Molecular Controls of Lymphatic VEGFR3 Signaling

• Published in: Arteriosclerosis, thrombosis, and vascular biology Vol. 35; no. 2; pp. 421 - 429
• Main Authors: Deng, Yong, Zhang, Xi, Simons, Michael
• Format: Journal Article
• Language: English
• Published: United States American Heart Association, Inc 01.02.2015
• Subjects: Cell Movement; Cells, Cultured; Endocytosis; Endothelial Cells - metabolism; Enzyme Activation; Humans; Kinetics; Ligands; Lymphangiogenesis; Lymphatic Vessels - metabolism; Mitogen-Activated Protein Kinase 1 - metabolism; Mitogen-Activated Protein Kinase 3 - metabolism; Neuropilin-1 - genetics; Neuropilin-1 - metabolism; Neuropilin-2 - genetics; Neuropilin-2 - metabolism; Protein Multimerization; Proto-Oncogene Proteins c-akt - metabolism; Receptor-Like Protein Tyrosine Phosphatases, Class 3 - metabolism; RNA Interference; Signal Transduction; Transfection; Vascular Endothelial Growth Factor A - metabolism; Vascular Endothelial Growth Factor C - metabolism; Vascular Endothelial Growth Factor Receptor-2 - metabolism; Vascular Endothelial Growth Factor Receptor-3 - genetics; Vascular Endothelial Growth Factor Receptor-3 - metabolism; VEGFR2; NRP1; VEGFR3; NRP2; VEGF-C; VE-PTP
• ISSN: 1079-5642; 1524-4636; 1524-4636
• DOI: 10.1161/ATVBAHA.114.304881

OBJECTIVES—Vascular endothelial growth factor receptor 3 (VEGFR3) plays important roles both in lymphangiogenesis and angiogenesis. On stimulation by its ligand VEGF-C, VEGFR3 is able to form both homodimers as well as heterodimers with VEGFR2 and activates several downstream signal pathways, including extracellular signal-regulated kinases (ERK)1/2 and protein kinase B (AKT). Despite certain similarities with VEGFR2, molecular features of VEGFR3 signaling are still largely unknown. APPROACH AND RESULTS—Human dermal lymphatic endothelial cells were used to examine VEGF-C–driven activation of signaling. Compared with VEGF-A activation of VEGFR2, VEGF-C–induced VEGFR3 activation led to a more extensive AKT activation, whereas activation of ERK1/2 displayed a distinctly different kinetics. Furthermore, VEGF-C, but not VEGF-A, induced formation of VEGFR3/VEGFR2 complexes.

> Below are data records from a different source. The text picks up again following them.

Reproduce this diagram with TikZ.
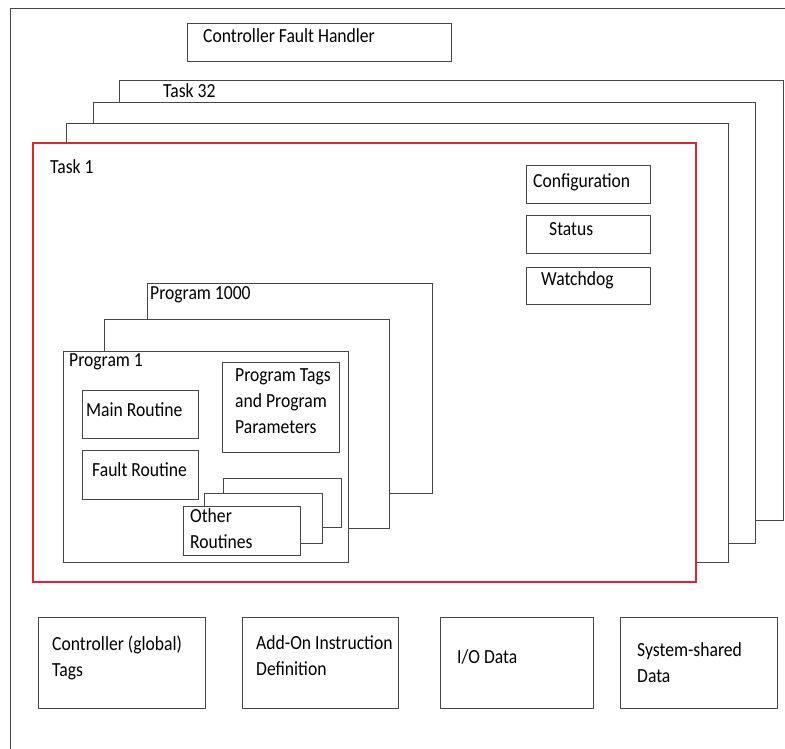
\documentclass[tikz,border=0pt]{standalone}
\usepackage{fontspec}
\setmainfont{Carlito}[FakeStretch=0.88]
\usepackage{xcolor}
\usepackage{tikz}
\usetikzlibrary{positioning}

\definecolor{taskred}{RGB}{218,38,44}
\definecolor{edgegrey}{RGB}{70,70,70}

\begin{document}
\begin{tikzpicture}[x=1pt, y=-1pt,
        every node/.style={inner sep=0pt, font=\fontsize{20}{26}\selectfont},
        frame/.style={draw=edgegrey, line width=0.8pt, fill=white},
        redframe/.style={draw=taskred, line width=1.4pt, fill=white},
        lbl/.style={anchor=west, align=left}]
        \useasboundingbox (0,0) rectangle (785,749);

        % outer frame: only top and left edges
        \coordinate (tl) at (10,8);
        \coordinate (tr) at (785,8);
        \coordinate (bl) at (10,749);
        \draw[edgegrey, line width=0.8pt] (tr) -- (tl) -- (bl);

        \draw[frame] (187,23) rectangle (451,61);
        \node[lbl] (cfh) at (203,36) {Controller Fault Handler};

        % task stack
        \draw[frame] (119,80) rectangle (783,520);
        \node[lbl] (t32) at (163,91) {Task 32};
        \draw[frame] (93,102) rectangle (755,543);
        \draw[frame] (66,123) rectangle (728,562);
        \draw[redframe] (33,143) rectangle (696,582);
        \node[lbl] (t1) at (50,167) {Task 1};

        % task items
        \draw[frame] (526,165) rectangle (650,203);
        \node[lbl] (cfg) at (533,182) {Configuration};
        \draw[frame] (526,215) rectangle (650,253);
        \node[lbl] (sts) at (549,229) {Status};
        \draw[frame] (526,267) rectangle (650,304);
        \node[lbl] (wdg) at (541,280) {Watchdog};

        % program stack
        \draw[frame] (147,283) rectangle (432,493);
        \node[lbl] (p1000) at (150,295) {Program 1000};
        \draw[frame] (104,319) rectangle (389,528);
        \draw[frame] (63,351) rectangle (348,562);
        \node[lbl] (p1) at (69,362) {Program 1};

        \draw[frame] (82,390) rectangle (198,438);
        \node[lbl] (main) at (86,410) {Main Routine};
        \draw[frame] (82,450) rectangle (198,499);
        \node[lbl] (fault) at (92,470) {Fault Routine};
        \draw[frame] (222,362) rectangle (339,452);
        \node[lbl] (ptags) at (235,401) {Program Tags\\and Program\\Parameters};

        \draw[frame] (223,478) rectangle (341,527);
        \draw[frame] (204,493) rectangle (322,543);
        \draw[frame] (183,506) rectangle (300,555);
        \node[lbl] (other) at (190,529) {Other\\Routines};

        % data blocks
        \draw[frame] (38,617) rectangle (205,708);
        \node[lbl] (ctags) at (52,658) {Controller (global)\\Tags};
        \draw[frame] (242,617) rectangle (398,708);
        \node[lbl] (aoi) at (256,656) {Add-On Instruction\\Definition};
        \draw[frame] (440,617) rectangle (593,708);
        \node[lbl] (io) at (457,657) {I/O Data};
        \draw[frame] (620,617) rectangle (777,708);
        \node[lbl] (sys) at (637,663) {System-shared\\Data};
\end{tikzpicture}
\end{document}
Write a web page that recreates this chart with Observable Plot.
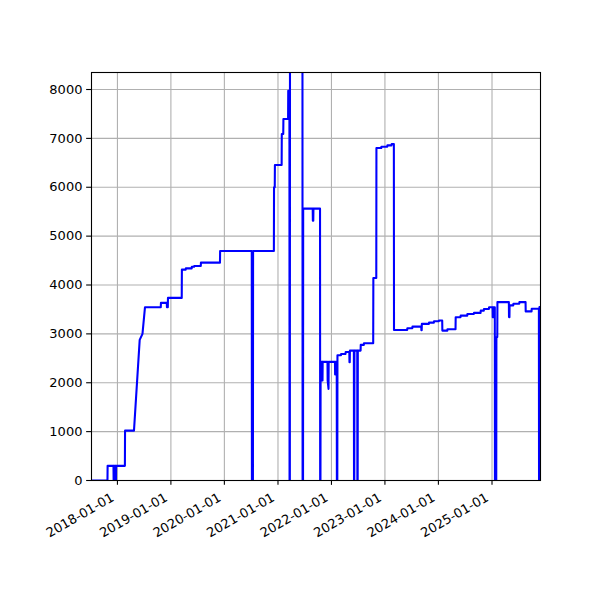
<!DOCTYPE html>
<html>
<head>
<meta charset="utf-8">
<script src="https://cdn.jsdelivr.net/npm/d3@7"></script>
<script src="https://cdn.jsdelivr.net/npm/@observablehq/plot@0.6"></script>
<style>
  html, body { margin: 0; padding: 0; background: white; }
</style>
</head>
<body>
<div id="chart"></div>
<script>
const dates = [
  "2017-07-08","2017-10-25","2017-10-26","2017-12-05","2017-12-06","2017-12-08","2017-12-09","2017-12-19","2017-12-20","2017-12-22","2017-12-23",
  "2018-02-21","2018-02-22","2018-04-24","2018-06-02","2018-06-21","2018-07-08","2018-10-24","2018-10-25","2018-12-04","2018-12-05","2018-12-11","2018-12-12",
  "2019-03-16","2019-03-17","2019-04-12","2019-04-13","2019-05-23","2019-05-24","2019-06-08","2019-06-09","2019-07-24","2019-07-25","2019-12-02","2019-12-03",
  "2020-07-06","2020-07-07","2020-07-14","2020-07-15","2020-12-04","2020-12-05","2020-12-10","2020-12-11",
  "2021-01-26","2021-01-27","2021-02-06","2021-02-07","2021-03-11","2021-03-12","2021-03-20","2021-03-21","2021-03-23","2021-03-24",
  "2021-06-17","2021-06-18","2021-06-21","2021-06-22","2021-08-26","2021-08-27","2021-08-30","2021-08-31",
  "2021-10-15","2021-10-16","2021-10-18","2021-10-19","2021-10-29","2021-10-30","2021-11-01","2021-11-02",
  "2021-12-05","2021-12-06","2021-12-12","2021-12-13",
  "2022-01-25","2022-01-26","2022-01-30","2022-01-31","2022-02-06","2022-02-07","2022-02-10","2022-02-11",
  "2022-03-07","2022-03-08","2022-04-07","2022-04-08","2022-05-03","2022-05-04","2022-05-06","2022-05-07",
  "2022-06-03","2022-06-04","2022-06-06","2022-06-07","2022-06-26","2022-06-27","2022-06-29","2022-06-30",
  "2022-07-19","2022-07-20","2022-08-10","2022-08-11","2022-10-13","2022-10-14","2022-11-03","2022-11-04","2022-12-07","2022-12-08",
  "2023-01-17","2023-01-18","2023-02-15","2023-02-16","2023-03-03","2023-03-04","2023-06-02","2023-06-03","2023-07-07","2023-07-08",
  "2023-09-06","2023-09-07","2023-09-09","2023-09-10","2023-10-28","2023-10-29","2023-12-01","2023-12-02",
  "2024-01-04","2024-01-05","2024-01-27","2024-01-28","2024-03-02","2024-03-03","2024-04-27","2024-04-28","2024-05-31","2024-06-01",
  "2024-07-16","2024-07-17","2024-08-30","2024-08-31","2024-10-15","2024-10-16","2024-11-06","2024-11-07","2024-12-11","2024-12-12",
  "2025-01-05","2025-01-06","2025-01-08","2025-01-09","2025-01-20","2025-01-21","2025-01-30","2025-01-31","2025-02-06","2025-02-07",
  "2025-04-26","2025-04-27","2025-04-30","2025-05-01","2025-05-26","2025-05-27","2025-07-06","2025-07-07","2025-08-18","2025-08-19",
  "2025-09-28","2025-09-29","2025-11-17","2025-11-18","2025-11-20","2025-11-21","2025-11-28"
];
const values = [
  0,0,300,300,0,0,300,300,0,0,300,
  300,1020,1020,2877,3000,3544,3544,3634,3634,3544,3544,3736,
  3736,4315,4315,4340,4340,4375,4375,4390,4390,4458,4458,4697,
  4697,0,0,4697,4697,5998,5998,6455,
  6455,7090,7090,7396,7396,7975,7975,0,0,9500,
  9500,0,0,5562,5562,5317,5317,5562,
  5562,0,0,2427,2427,2045,2045,2427,
  2427,2050,1875,2427,
  2427,2168,2168,2427,2427,0,0,2563,
  2563,2590,2590,2630,2630,2420,2420,2658,
  2658,0,0,2658,2658,0,0,2658,
  2658,2775,2775,2809,2809,4145,4145,6803,6803,6830,
  6830,6857,6857,6884,6884,3081,3081,3115,3115,3149,
  3149,3075,3075,3204,3204,3231,3231,3258,
  3258,3272,3272,3067,3067,3095,3095,3340,3340,3374,
  3374,3408,3408,3429,3429,3476,3476,3510,3510,3544,
  3544,3340,3340,3544,3544,0,0,2934,2934,3650,
  3650,3343,3343,3583,3583,3617,3617,3650,3650,3460,
  3460,3515,3515,0,0,3548,3548
];
const xTickLabels = ["2018-01-01","2019-01-01","2020-01-01","2021-01-01","2022-01-01","2023-01-01","2024-01-01","2025-01-01"];
const yTicks = [0,1000,2000,3000,4000,5000,6000,7000,8000];
const xStart = "2017-07-08", xEnd = "2025-11-28";
const yMax = 8348;

const parse = d3.utcParse("%Y-%m-%d");
const data = dates.map((d, i) => ({date: parse(d), value: values[i]}));
const xTicks = xTickLabels.map(parse);
const fmt = d3.utcFormat("%Y-%m-%d");

const chart = Plot.plot({
  width: 600,
  height: 600,
  marginLeft: 91,
  marginRight: 60,
  marginTop: 72,
  marginBottom: 120,
  style: {fontFamily: "DejaVu Sans", fontSize: "13px", color: "black", background: "white"},
  x: {type: "utc", domain: [parse(xStart), parse(xEnd)]},
  y: {domain: [0, yMax]},
  marks: [
    Plot.gridX(xTicks, {stroke: "#b0b0b0", strokeOpacity: 1, strokeWidth: 1.1}),
    Plot.gridY(yTicks, {stroke: "#b0b0b0", strokeOpacity: 1, strokeWidth: 1.1}),
    Plot.line(data, {x: "date", y: "value", stroke: "#0000ff", strokeWidth: 2.08, clip: true}),
    Plot.frame({stroke: "black", strokeWidth: 1.1}),
    Plot.axisY(yTicks, {tickSize: 4.86, tickPadding: 4.2, label: null, fontSize: 13, strokeWidth: 1.1, tickFormat: d => String(d)}),
    Plot.axisX(xTicks, {tickSize: 4.86, label: null, text: null, strokeWidth: 1.1}),
    Plot.text(xTicks, {x: d => d, frameAnchor: "bottom", text: d => fmt(d), rotate: -30, textAnchor: "end", lineAnchor: "bottom", dx: -2.5, dy: 19.5, fontSize: 13, fill: "black"})
  ]
});
document.getElementById("chart").appendChild(chart);
</script>
</body>
</html>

Silencing VEGFR2 or its partner neuropilin 1 specifically abolished VEGF-C–induced AKT but not ERK activation, whereas silencing of neuropilin 2 had little effect on either signaling pathway. Finally, suppression of vascular endothelial phosphotyrosine phosphatase but not other phosphotyrosine phosphatases enhanced VEGF-C–induced activation of both ERK and AKT pathways. Functionally, both ERK and AKT pathways are important for lymphatic endothelial cells migration. CONCLUSIONS—VEGF-C activates AKT signaling via formation of VEGFR3/VEGFR2 complex, whereas ERK is activated by VEGFR3 homodimer. Neuropilin 1 and vascular endothelial phosphotyrosine phosphatase are involved in regulation of VEGFR3 signaling.